Despite being small in number, Kamchatka's aboriginal people successfully preserve their traditional way of life and culture. They live in utter harmony with their environment, know all the species of plant and animal life, and wisely use the resources that nature offers.
The traditional trades of Kamchatka's natives have always been reindeer herding and crafts. Kamchatka's master craftsmen are famous for the exquisite bone-carvings, leather and fur handiwork, as well as very imaginative embroidery and designs that decorate traditional clothing and household objects.
Ethnographic tourism is well developed in Kamchatka; an integral part of any lour is a visit to an Itelmen village or an Even camp where travelers can meet the aboriginal people.
Itelmen (meaning "people who live here") have their main celebration, called Alkhal-alai, in November. The celebration, also referred to as "forgiver of sins" or "the holiday of the whale," goes on for many days. It begins with the mystical cleansing of each dwelling with the help of aromatic incense. This is done by the family's elders. Also, the first several days of the celebration require limiting the diet to vegetables and fish. This is done in remembrance of ancient history and of the time before "people who live here" learned how to hunt.
During one of the holiday nights, at midnight, one of the women comes into a yurt with a figure representation of a whale on her back. The whale is made of sweet grasses, fish and seal meat. The woman has to crawl around the hearth. Two men follow her; they represent "ravens" pecking at the "whale." The ceremony ends with the community dance and people shouting "olkhalalai"!
Also during the Foil, after the herds return from their summer grazing grounds, the nomadic Koryak people celebrate "Reindeer Day." After winter solstice the herders organize a celebration of the "Return of the Sun," a holiday with reindeer races, traditional wrestling, races with sticks, harnessing moving targets competitions, and icy pole climbing events.
The beginning of December is the coastal Koryaks' time to celebrate seals with a holiday called Khoiolo. It is a holiday of thanksgiving for nature's generous gifts. Talkushka, a dish prepared according to an ancient recipe that calls for a mixture of dried and softened salmon caviar, seal fat, berries and roots, is offered to the guests. Just one or two spoonfuls will get you through a good three hours of non-stop dancing. One of the secret ingredients is shiksha - a tundra-grown berry that acts like a tonic. Boiled deer meat and strong tundra tea are also served. Then the sounds of the tambourine invite everyone to join in a dance of thanksgiving.
Ritual ceremonies with dances that imitate the movements of animals, like seals, bears, deer, and ravens, celebrate successful bear or ram hunts. These ceremonies are usually followed by games, wrestling matches, reindeer or dog-sleigh races.

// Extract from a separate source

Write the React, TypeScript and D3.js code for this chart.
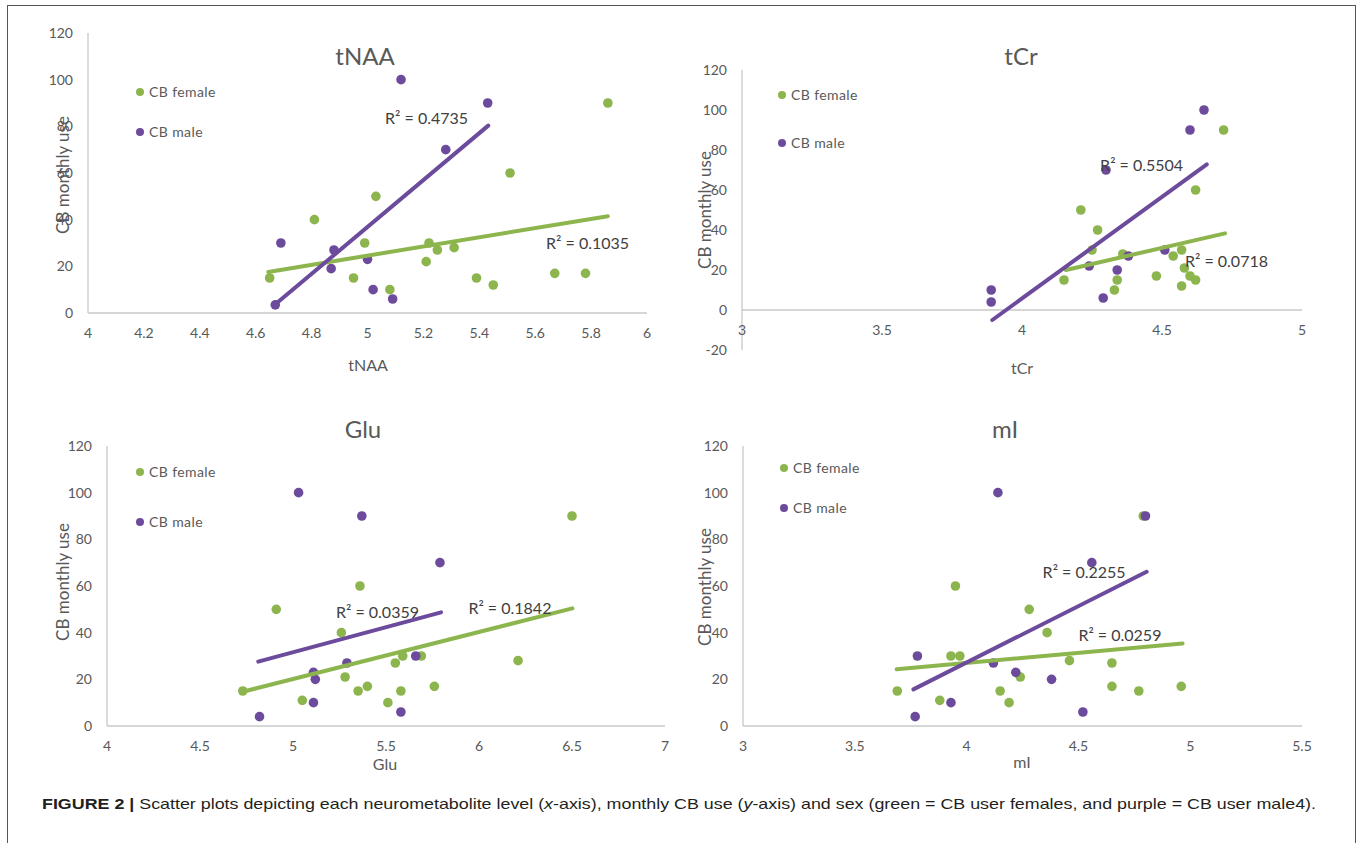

There are also some colorful contemporary holidays. Every August Petropavlovsk celebrates a Day of the Aborigines. The city organizes an exhibition of the work created by native craftsmen: wood and bone carvings, crafts made with furs, bead embroidery, and leather. Locals and guests can have a taste of oukho, a traditional fish soup made with red fish. The celebration also includes a festival called "Gold Springs": dozens of folk groups from all over Kamchatka get to participate. A dance party called ethno-discotheque, concludes the festivities.
An intriguing children's festival called "Salmon's Guardians" presents the work of environmental interest groups and expeditions.
Kamchatka's well-attended sports festivals are also worth mentioning. The most popular of them are dog-sleigh races "Beringia" and "Kamchadal" that usually take place in March. February is the month for cross-country and mountain-skiing events. And April is the month when the famous "Avachinsky Marathon" takes place.
Fans of the extreme come to the festival of mountain bikers. The two categories of competition include down-slope biking and a race across a picturesque but treacherous terrain.